* _WHAT IS NEEDED_: Restate, exactly and without pictures, the lines from the start of the listing below through the line holding "(subtitle) at (25,58.3)".

* _DATA PROVIDED_:

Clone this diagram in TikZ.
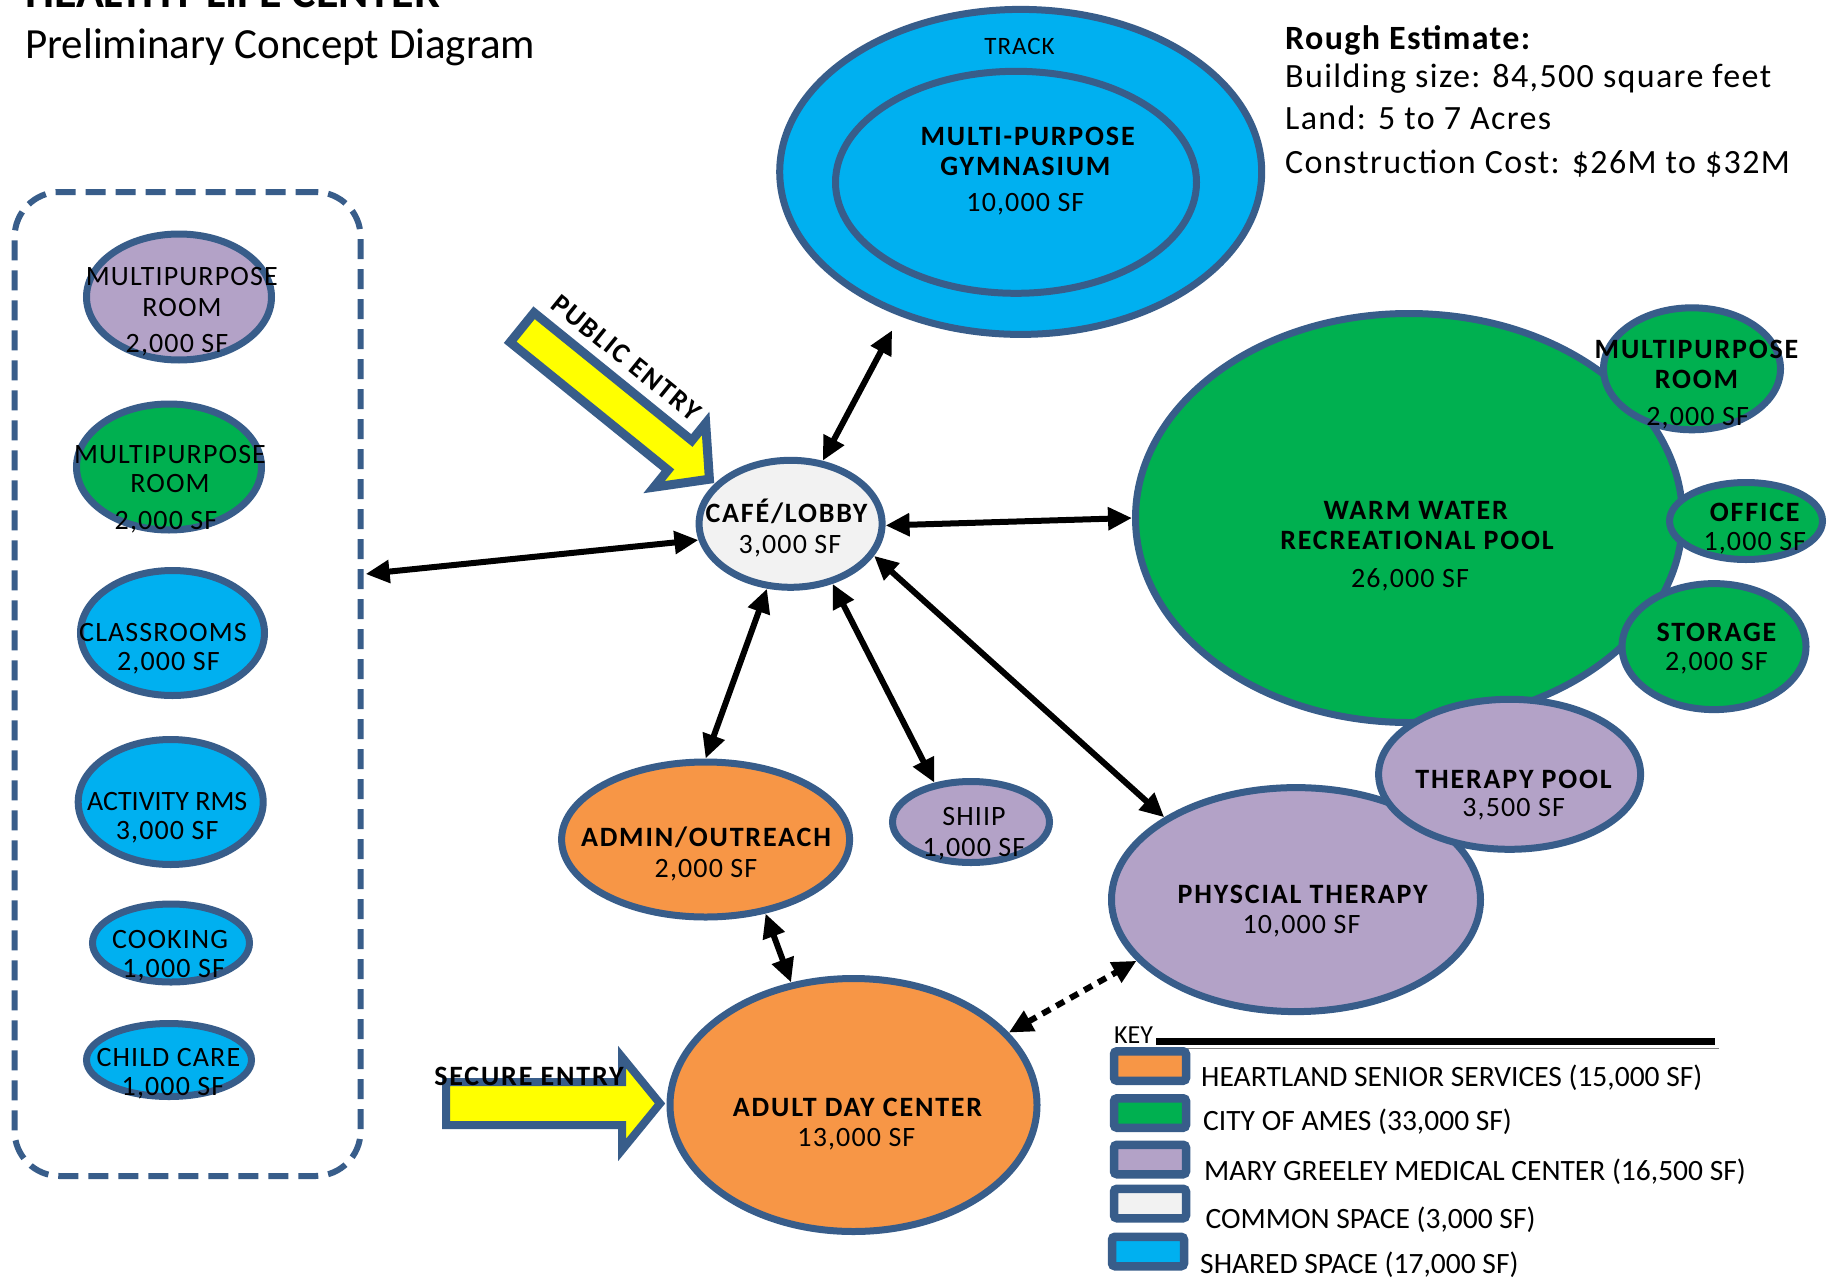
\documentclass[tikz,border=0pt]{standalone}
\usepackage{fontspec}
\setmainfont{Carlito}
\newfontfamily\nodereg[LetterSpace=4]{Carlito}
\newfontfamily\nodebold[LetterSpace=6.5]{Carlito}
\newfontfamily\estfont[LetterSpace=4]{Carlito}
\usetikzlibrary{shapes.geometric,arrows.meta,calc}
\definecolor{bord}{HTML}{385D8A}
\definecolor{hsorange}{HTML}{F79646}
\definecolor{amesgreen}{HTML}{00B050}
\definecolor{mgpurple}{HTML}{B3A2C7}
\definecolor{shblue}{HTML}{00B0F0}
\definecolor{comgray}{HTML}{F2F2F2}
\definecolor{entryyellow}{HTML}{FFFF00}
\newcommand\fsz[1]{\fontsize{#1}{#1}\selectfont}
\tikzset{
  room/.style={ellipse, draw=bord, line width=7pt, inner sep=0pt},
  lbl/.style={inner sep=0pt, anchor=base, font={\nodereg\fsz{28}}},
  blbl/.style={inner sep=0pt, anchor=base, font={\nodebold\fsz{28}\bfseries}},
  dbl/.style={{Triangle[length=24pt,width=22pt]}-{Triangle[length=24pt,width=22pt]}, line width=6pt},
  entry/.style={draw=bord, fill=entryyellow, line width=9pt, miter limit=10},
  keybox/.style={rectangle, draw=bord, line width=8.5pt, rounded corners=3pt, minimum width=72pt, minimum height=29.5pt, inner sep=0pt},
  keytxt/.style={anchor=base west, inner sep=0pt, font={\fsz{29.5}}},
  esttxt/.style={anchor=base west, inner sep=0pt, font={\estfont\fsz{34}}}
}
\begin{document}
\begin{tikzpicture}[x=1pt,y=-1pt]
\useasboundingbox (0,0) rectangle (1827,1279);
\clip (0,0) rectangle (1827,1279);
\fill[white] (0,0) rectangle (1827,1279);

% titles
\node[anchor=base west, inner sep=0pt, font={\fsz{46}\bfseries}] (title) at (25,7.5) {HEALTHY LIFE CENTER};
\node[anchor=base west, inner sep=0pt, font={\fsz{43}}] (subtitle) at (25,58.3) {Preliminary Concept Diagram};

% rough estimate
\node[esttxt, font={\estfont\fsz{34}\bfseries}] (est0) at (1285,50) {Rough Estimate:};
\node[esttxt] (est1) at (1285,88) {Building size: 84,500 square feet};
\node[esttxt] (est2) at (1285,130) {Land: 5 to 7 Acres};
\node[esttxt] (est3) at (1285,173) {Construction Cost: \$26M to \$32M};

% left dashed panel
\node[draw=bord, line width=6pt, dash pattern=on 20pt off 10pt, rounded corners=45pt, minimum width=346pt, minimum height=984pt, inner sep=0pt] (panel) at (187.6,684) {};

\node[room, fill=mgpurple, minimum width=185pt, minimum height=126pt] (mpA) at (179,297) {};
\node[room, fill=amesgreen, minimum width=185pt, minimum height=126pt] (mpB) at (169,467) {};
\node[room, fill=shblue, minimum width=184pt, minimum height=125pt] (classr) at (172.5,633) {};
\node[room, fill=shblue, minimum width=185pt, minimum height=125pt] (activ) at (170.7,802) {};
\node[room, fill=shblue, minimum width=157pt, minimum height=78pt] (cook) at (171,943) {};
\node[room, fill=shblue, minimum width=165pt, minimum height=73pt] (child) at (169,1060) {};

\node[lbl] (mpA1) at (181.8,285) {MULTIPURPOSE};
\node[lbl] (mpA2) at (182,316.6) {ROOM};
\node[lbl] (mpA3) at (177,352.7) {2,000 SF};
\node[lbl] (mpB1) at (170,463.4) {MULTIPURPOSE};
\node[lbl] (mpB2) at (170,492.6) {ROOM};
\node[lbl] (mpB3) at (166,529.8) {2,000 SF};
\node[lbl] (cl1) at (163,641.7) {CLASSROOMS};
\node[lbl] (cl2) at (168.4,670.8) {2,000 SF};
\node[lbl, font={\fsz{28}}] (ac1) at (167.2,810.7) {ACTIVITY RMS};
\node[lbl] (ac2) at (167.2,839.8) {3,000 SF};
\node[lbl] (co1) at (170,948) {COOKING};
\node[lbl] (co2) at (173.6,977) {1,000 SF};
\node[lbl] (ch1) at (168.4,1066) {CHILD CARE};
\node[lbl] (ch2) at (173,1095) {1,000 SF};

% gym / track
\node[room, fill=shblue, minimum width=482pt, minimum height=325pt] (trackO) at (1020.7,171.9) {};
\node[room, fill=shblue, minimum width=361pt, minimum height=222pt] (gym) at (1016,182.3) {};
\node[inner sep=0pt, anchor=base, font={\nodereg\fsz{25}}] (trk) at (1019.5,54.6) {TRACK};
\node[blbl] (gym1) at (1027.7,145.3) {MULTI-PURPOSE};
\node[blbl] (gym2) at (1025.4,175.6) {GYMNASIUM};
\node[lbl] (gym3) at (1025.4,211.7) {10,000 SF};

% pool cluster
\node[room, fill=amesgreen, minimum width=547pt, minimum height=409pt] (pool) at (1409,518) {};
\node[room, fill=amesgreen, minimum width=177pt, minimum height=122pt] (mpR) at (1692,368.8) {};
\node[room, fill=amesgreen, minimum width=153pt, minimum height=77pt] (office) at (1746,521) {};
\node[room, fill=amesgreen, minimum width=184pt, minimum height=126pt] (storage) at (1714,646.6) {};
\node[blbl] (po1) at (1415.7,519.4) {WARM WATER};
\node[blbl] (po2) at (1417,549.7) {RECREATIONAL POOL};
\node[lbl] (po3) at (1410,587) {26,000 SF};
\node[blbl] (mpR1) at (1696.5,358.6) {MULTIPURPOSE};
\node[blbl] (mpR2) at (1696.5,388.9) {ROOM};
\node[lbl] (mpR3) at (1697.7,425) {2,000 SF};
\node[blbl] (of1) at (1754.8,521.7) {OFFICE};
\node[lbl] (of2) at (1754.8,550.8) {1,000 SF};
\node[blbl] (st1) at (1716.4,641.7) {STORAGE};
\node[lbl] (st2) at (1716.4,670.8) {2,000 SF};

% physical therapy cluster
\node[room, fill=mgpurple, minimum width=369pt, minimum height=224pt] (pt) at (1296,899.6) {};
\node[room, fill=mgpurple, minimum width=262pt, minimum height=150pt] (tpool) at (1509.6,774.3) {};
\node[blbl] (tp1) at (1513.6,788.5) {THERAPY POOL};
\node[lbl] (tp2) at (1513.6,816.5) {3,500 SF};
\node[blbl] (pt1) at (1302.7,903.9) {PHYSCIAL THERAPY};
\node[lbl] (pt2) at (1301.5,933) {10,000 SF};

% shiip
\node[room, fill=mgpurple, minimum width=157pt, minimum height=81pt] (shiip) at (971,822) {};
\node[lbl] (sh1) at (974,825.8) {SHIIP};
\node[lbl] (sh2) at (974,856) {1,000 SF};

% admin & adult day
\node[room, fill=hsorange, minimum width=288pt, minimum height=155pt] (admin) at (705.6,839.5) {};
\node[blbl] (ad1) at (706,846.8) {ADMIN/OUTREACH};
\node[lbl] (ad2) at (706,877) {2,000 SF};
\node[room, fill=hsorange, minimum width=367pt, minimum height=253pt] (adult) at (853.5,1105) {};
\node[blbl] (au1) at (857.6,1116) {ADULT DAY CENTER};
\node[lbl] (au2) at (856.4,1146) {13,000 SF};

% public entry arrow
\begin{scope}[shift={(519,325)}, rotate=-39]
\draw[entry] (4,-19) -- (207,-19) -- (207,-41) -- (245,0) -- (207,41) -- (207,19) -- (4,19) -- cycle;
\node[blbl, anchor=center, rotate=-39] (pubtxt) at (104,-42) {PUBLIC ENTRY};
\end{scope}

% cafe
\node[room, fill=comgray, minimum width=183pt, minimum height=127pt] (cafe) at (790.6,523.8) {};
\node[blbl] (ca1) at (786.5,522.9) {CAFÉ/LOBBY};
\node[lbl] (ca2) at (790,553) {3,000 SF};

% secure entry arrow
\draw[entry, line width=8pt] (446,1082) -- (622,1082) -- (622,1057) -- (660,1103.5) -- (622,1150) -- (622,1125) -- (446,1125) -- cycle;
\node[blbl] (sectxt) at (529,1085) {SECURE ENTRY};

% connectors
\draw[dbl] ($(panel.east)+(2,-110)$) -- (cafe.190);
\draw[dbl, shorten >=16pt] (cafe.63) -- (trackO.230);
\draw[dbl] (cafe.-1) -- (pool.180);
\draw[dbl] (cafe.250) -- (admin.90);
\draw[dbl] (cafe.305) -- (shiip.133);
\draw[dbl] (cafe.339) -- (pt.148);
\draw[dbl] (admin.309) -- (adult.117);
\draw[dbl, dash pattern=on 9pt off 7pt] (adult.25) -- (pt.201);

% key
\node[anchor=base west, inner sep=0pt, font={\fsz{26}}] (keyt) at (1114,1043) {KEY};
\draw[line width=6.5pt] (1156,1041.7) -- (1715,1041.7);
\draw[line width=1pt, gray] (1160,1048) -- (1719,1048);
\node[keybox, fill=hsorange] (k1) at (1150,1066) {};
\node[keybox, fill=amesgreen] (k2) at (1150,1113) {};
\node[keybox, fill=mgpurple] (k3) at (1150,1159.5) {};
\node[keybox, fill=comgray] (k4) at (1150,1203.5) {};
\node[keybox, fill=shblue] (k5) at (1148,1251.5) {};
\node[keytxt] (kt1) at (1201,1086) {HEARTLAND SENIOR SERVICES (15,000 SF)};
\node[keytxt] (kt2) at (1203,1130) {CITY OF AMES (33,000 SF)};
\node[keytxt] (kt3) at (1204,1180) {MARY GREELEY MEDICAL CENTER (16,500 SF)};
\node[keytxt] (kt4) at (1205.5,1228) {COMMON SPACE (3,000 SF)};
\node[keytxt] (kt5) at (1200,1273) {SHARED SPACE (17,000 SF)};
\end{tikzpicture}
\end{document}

* _COMPLETE OUTPUT_:
Clone this diagram in TikZ.
\documentclass[tikz,border=0pt]{standalone}
\usepackage{fontspec}
\setmainfont{Carlito}
\newfontfamily\nodereg[LetterSpace=4]{Carlito}
\newfontfamily\nodebold[LetterSpace=6.5]{Carlito}
\newfontfamily\estfont[LetterSpace=4]{Carlito}
\usetikzlibrary{shapes.geometric,arrows.meta,calc}
\definecolor{bord}{HTML}{385D8A}
\definecolor{hsorange}{HTML}{F79646}
\definecolor{amesgreen}{HTML}{00B050}
\definecolor{mgpurple}{HTML}{B3A2C7}
\definecolor{shblue}{HTML}{00B0F0}
\definecolor{comgray}{HTML}{F2F2F2}
\definecolor{entryyellow}{HTML}{FFFF00}
\newcommand\fsz[1]{\fontsize{#1}{#1}\selectfont}
\tikzset{
  room/.style={ellipse, draw=bord, line width=7pt, inner sep=0pt},
  lbl/.style={inner sep=0pt, anchor=base, font={\nodereg\fsz{28}}},
  blbl/.style={inner sep=0pt, anchor=base, font={\nodebold\fsz{28}\bfseries}},
  dbl/.style={{Triangle[length=24pt,width=22pt]}-{Triangle[length=24pt,width=22pt]}, line width=6pt},
  entry/.style={draw=bord, fill=entryyellow, line width=9pt, miter limit=10},
  keybox/.style={rectangle, draw=bord, line width=8.5pt, rounded corners=3pt, minimum width=72pt, minimum height=29.5pt, inner sep=0pt},
  keytxt/.style={anchor=base west, inner sep=0pt, font={\fsz{29.5}}},
  esttxt/.style={anchor=base west, inner sep=0pt, font={\estfont\fsz{34}}}
}
\begin{document}
\begin{tikzpicture}[x=1pt,y=-1pt]
\useasboundingbox (0,0) rectangle (1827,1279);
\clip (0,0) rectangle (1827,1279);
\fill[white] (0,0) rectangle (1827,1279);

% titles
\node[anchor=base west, inner sep=0pt, font={\fsz{46}\bfseries}] (title) at (25,7.5) {HEALTHY LIFE CENTER};
\node[anchor=base west, inner sep=0pt, font={\fsz{43}}] (subtitle) at (25,58.3) {Preliminary Concept Diagram};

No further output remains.